In the Noble Slumbers program, any tenured professor who is 55 or older can fulfill his or her teaching load by serving as a subject in a sleep study conducted by a Stanford researcher.  Four days a week the faculty member will come to campus at 9:00 am and go to bed in one of the University’s sleep labs.  At 3:00 pm he or she will be awakened and allowed to go home.

The offices of these professors will be assigned to adjunct faculty, so that the latter will no longer need to hold office hours in Stanford’s small number of uni-sex bathrooms scattered around the campus.  In the words of President Tessier-Lavigne, “This is a win-win!  No more faculty-student discussions of term paper topics while toilets flush — or even worse, don’t flush — in the background!”

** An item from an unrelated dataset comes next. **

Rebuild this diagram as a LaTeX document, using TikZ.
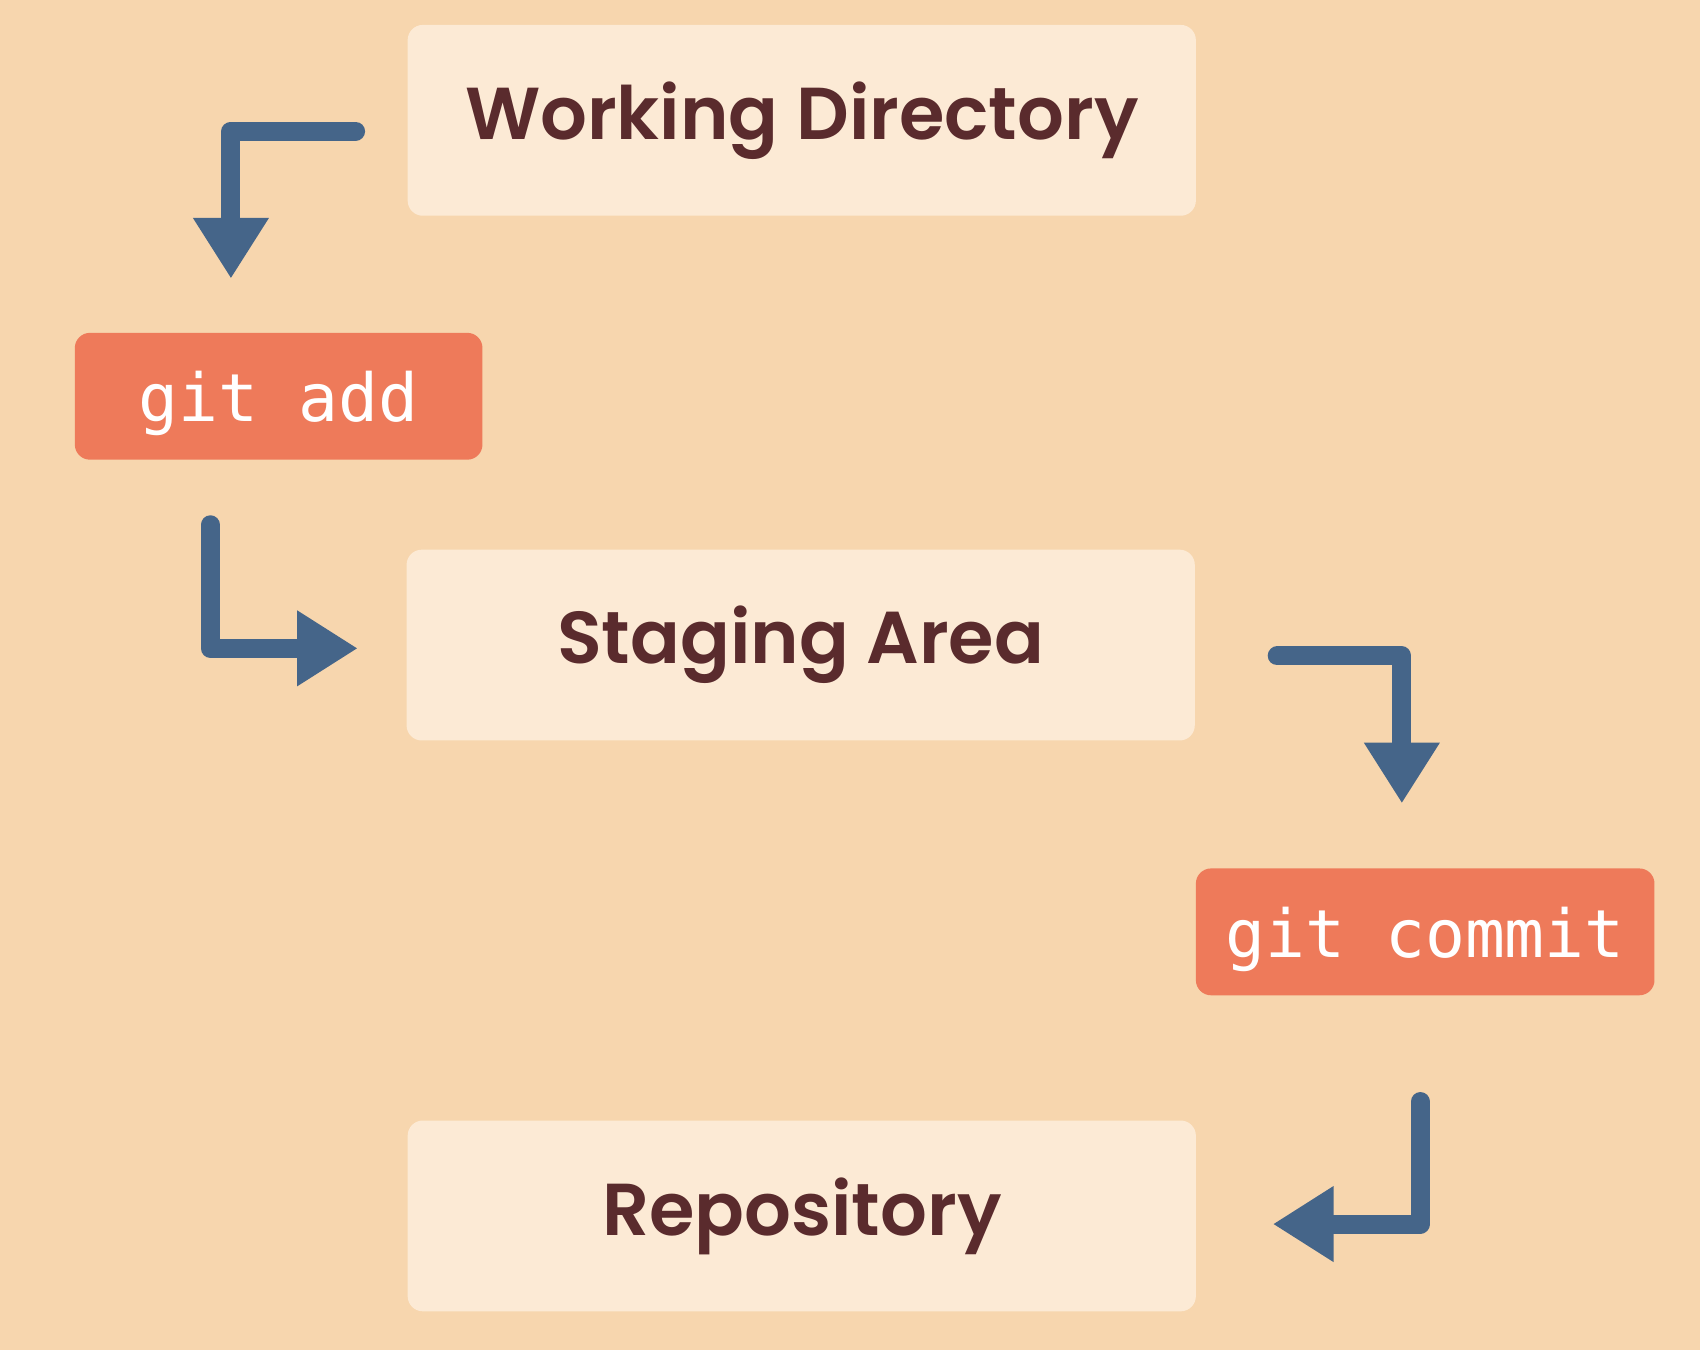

Most of the tenured faculty who are eligible to participate in Noble Slumbers are excited at the prospect.  As Stanley Grosk-Yippen, a 73-year-old chemistry professor who hasn’t discovered a new element for the Periodic Table since 1981, observes, “I admit that my days as an academic wunderkind are in the distant past.  This new program will give me an opportunity to………….”

Zzzz.

May the REM cycle be with you, Professor.